Code that draws figures:
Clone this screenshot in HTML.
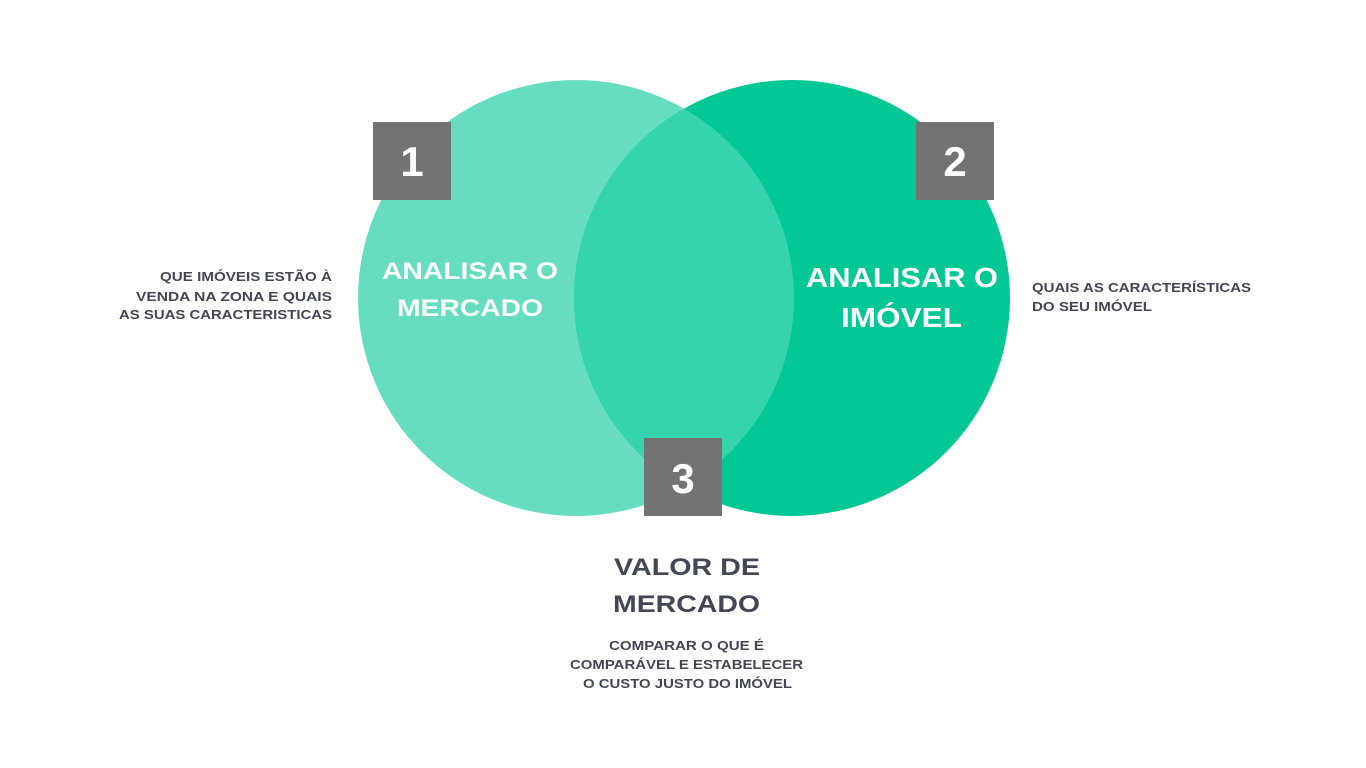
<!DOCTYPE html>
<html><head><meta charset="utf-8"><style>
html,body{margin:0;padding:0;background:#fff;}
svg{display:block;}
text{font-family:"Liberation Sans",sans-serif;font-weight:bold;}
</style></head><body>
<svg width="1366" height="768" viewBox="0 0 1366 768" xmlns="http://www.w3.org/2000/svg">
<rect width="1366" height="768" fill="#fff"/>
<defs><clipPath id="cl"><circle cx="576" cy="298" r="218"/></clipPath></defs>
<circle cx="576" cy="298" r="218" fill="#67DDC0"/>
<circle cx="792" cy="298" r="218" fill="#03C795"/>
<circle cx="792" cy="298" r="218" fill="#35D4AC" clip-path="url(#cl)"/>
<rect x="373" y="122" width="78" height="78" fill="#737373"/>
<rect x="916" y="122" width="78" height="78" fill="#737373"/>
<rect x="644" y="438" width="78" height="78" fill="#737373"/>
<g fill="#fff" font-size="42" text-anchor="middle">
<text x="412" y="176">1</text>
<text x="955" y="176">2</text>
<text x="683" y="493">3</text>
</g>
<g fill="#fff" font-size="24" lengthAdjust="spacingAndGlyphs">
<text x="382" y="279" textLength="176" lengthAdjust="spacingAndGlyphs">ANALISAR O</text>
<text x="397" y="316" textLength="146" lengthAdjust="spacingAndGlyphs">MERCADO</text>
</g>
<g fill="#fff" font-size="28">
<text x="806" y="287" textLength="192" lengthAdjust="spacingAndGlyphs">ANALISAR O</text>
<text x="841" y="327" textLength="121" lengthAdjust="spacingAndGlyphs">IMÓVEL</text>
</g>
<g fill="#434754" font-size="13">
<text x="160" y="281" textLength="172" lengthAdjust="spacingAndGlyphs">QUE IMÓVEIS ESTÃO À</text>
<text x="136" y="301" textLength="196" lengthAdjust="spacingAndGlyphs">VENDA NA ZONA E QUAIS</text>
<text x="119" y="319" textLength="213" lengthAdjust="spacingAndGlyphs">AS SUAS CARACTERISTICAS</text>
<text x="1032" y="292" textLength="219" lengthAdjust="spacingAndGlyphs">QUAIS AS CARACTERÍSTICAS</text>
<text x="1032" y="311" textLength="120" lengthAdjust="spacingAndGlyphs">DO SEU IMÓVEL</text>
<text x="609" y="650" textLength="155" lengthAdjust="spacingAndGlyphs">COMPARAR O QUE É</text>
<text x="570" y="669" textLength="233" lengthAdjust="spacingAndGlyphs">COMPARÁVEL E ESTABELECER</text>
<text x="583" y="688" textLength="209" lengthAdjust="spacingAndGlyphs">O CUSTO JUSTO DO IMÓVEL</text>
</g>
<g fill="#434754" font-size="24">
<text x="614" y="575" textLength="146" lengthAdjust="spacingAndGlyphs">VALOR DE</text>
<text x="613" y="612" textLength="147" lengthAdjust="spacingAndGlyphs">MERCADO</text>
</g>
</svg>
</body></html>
...
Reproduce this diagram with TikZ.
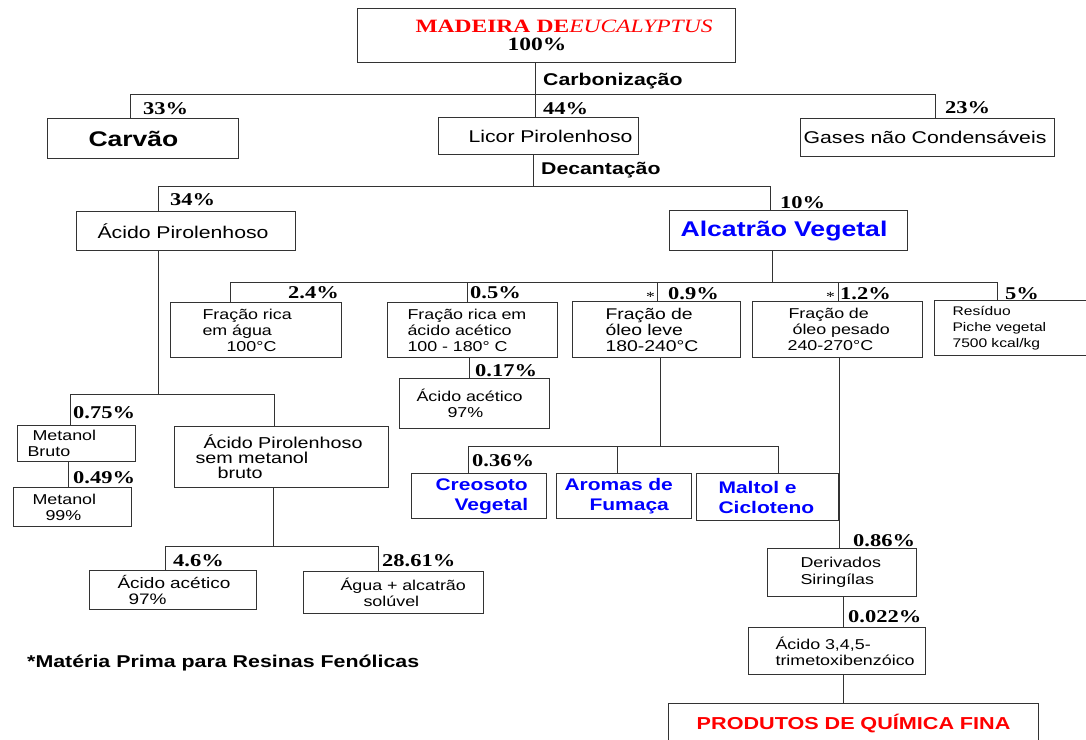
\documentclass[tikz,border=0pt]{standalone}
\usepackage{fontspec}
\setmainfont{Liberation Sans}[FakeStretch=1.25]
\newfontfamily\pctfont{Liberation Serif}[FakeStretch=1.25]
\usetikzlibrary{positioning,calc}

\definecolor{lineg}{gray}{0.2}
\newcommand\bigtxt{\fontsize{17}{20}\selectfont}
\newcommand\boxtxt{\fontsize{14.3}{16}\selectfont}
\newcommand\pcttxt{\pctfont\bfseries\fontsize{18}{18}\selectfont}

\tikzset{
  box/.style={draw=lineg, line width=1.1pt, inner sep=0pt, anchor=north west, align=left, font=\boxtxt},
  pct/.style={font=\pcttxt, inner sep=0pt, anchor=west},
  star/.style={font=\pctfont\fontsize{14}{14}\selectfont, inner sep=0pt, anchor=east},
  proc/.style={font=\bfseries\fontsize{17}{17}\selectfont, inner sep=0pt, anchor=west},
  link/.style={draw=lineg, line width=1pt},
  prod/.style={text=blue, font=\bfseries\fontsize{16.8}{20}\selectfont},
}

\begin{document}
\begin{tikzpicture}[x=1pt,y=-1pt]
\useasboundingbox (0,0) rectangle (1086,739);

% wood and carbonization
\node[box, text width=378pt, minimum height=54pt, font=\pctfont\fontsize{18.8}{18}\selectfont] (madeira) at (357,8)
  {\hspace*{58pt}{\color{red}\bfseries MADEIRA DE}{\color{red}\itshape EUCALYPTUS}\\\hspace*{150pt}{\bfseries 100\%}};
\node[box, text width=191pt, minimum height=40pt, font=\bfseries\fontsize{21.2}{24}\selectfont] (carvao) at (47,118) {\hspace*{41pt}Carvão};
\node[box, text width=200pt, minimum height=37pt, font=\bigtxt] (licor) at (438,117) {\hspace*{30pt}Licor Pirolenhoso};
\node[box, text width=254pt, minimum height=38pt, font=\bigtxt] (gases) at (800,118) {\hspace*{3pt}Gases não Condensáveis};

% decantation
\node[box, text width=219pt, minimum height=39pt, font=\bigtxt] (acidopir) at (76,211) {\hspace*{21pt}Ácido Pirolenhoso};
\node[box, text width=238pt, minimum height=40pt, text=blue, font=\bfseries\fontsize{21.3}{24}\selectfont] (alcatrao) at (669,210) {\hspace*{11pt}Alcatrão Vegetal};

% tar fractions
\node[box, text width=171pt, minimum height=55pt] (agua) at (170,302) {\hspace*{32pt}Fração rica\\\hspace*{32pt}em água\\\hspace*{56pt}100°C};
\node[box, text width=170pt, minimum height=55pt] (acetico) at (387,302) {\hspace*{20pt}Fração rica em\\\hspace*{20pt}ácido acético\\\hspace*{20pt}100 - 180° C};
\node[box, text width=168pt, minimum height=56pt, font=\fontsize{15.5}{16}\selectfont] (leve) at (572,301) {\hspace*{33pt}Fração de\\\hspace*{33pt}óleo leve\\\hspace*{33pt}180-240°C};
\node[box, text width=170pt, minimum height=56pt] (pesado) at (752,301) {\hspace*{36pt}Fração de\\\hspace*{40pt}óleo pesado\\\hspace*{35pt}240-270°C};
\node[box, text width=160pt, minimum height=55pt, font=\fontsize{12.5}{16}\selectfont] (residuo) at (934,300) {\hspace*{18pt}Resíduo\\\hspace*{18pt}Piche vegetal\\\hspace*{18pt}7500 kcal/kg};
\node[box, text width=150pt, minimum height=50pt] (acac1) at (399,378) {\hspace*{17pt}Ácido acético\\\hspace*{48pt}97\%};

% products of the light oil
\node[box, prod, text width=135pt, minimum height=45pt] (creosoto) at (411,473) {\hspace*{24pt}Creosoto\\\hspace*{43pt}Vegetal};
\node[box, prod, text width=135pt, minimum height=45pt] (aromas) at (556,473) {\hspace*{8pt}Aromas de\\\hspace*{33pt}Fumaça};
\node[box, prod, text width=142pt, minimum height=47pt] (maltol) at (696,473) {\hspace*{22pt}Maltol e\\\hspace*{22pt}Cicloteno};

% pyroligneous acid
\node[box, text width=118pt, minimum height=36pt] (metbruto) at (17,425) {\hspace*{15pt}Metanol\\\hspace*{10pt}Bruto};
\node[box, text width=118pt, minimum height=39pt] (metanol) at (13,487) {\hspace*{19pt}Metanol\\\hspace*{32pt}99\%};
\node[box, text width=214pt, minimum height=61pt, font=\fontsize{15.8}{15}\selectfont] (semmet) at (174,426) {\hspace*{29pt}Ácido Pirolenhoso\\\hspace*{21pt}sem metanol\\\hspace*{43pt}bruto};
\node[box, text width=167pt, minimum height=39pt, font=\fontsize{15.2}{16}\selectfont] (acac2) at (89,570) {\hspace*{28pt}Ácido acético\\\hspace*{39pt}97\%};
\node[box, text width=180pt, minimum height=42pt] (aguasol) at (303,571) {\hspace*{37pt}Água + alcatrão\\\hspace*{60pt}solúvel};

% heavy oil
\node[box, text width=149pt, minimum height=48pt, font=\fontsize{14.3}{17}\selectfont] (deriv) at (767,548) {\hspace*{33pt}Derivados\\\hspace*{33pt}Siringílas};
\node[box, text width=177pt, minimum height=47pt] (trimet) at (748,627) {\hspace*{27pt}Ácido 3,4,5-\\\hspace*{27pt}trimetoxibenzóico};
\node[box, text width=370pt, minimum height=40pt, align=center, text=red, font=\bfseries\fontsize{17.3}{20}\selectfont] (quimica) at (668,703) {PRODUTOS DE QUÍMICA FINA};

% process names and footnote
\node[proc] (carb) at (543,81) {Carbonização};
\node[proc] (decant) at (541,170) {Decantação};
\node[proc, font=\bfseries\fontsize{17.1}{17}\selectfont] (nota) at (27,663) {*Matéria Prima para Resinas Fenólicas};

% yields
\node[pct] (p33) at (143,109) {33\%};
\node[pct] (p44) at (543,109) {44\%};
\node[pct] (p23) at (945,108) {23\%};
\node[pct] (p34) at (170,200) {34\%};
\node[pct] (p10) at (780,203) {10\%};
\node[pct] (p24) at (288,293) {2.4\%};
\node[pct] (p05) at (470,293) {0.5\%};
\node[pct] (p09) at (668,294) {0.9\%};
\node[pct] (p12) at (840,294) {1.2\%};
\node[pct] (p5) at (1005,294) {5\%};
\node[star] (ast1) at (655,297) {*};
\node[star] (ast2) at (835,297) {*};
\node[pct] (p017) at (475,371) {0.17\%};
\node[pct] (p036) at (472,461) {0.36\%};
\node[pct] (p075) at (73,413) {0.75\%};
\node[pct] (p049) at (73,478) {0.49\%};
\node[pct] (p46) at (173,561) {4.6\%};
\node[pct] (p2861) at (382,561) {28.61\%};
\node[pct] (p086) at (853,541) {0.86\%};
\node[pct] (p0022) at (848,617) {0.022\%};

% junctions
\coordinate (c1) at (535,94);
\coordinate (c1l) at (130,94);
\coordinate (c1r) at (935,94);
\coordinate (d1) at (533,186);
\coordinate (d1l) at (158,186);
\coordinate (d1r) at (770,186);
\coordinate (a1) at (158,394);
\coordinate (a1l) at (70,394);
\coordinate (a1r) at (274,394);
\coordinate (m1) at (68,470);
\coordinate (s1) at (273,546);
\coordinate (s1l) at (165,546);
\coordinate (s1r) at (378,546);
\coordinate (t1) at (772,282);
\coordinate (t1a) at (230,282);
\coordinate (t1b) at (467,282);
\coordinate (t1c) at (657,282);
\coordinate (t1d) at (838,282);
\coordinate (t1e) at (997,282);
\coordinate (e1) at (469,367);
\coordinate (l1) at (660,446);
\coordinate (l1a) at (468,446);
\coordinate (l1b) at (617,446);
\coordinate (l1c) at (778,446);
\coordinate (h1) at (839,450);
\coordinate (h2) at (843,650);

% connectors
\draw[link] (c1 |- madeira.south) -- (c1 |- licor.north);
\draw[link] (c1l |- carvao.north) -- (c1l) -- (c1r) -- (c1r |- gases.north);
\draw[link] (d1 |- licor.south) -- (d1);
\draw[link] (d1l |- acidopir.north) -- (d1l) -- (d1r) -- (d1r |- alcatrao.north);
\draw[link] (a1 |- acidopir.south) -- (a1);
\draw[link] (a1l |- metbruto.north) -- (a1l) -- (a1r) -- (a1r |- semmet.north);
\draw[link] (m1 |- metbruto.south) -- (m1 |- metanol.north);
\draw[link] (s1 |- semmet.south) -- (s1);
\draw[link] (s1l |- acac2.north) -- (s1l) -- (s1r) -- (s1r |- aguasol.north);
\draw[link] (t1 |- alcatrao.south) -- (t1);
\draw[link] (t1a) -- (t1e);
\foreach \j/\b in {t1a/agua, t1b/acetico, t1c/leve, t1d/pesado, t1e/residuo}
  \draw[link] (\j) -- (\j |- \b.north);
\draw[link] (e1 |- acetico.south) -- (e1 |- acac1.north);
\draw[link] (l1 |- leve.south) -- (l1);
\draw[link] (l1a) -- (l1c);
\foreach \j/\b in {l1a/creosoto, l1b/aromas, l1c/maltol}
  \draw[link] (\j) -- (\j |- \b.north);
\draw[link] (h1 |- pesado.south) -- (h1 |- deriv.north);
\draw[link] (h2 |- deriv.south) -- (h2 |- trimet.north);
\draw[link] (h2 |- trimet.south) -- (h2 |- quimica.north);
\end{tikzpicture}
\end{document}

What is asked -> Above are some entries. Restate word for word the lines from the one holding "Reproduce this diagram with TikZ." through the one holding "(0,0) rectangle (1086,739);", but not the pictures.

Written response ->
Reproduce this diagram with TikZ.
\documentclass[tikz,border=0pt]{standalone}
\usepackage{fontspec}
\setmainfont{Liberation Sans}[FakeStretch=1.25]
\newfontfamily\pctfont{Liberation Serif}[FakeStretch=1.25]
\usetikzlibrary{positioning,calc}

\definecolor{lineg}{gray}{0.2}
\newcommand\bigtxt{\fontsize{17}{20}\selectfont}
\newcommand\boxtxt{\fontsize{14.3}{16}\selectfont}
\newcommand\pcttxt{\pctfont\bfseries\fontsize{18}{18}\selectfont}

\tikzset{
  box/.style={draw=lineg, line width=1.1pt, inner sep=0pt, anchor=north west, align=left, font=\boxtxt},
  pct/.style={font=\pcttxt, inner sep=0pt, anchor=west},
  star/.style={font=\pctfont\fontsize{14}{14}\selectfont, inner sep=0pt, anchor=east},
  proc/.style={font=\bfseries\fontsize{17}{17}\selectfont, inner sep=0pt, anchor=west},
  link/.style={draw=lineg, line width=1pt},
  prod/.style={text=blue, font=\bfseries\fontsize{16.8}{20}\selectfont},
}

\begin{document}
\begin{tikzpicture}[x=1pt,y=-1pt]
\useasboundingbox (0,0) rectangle (1086,739);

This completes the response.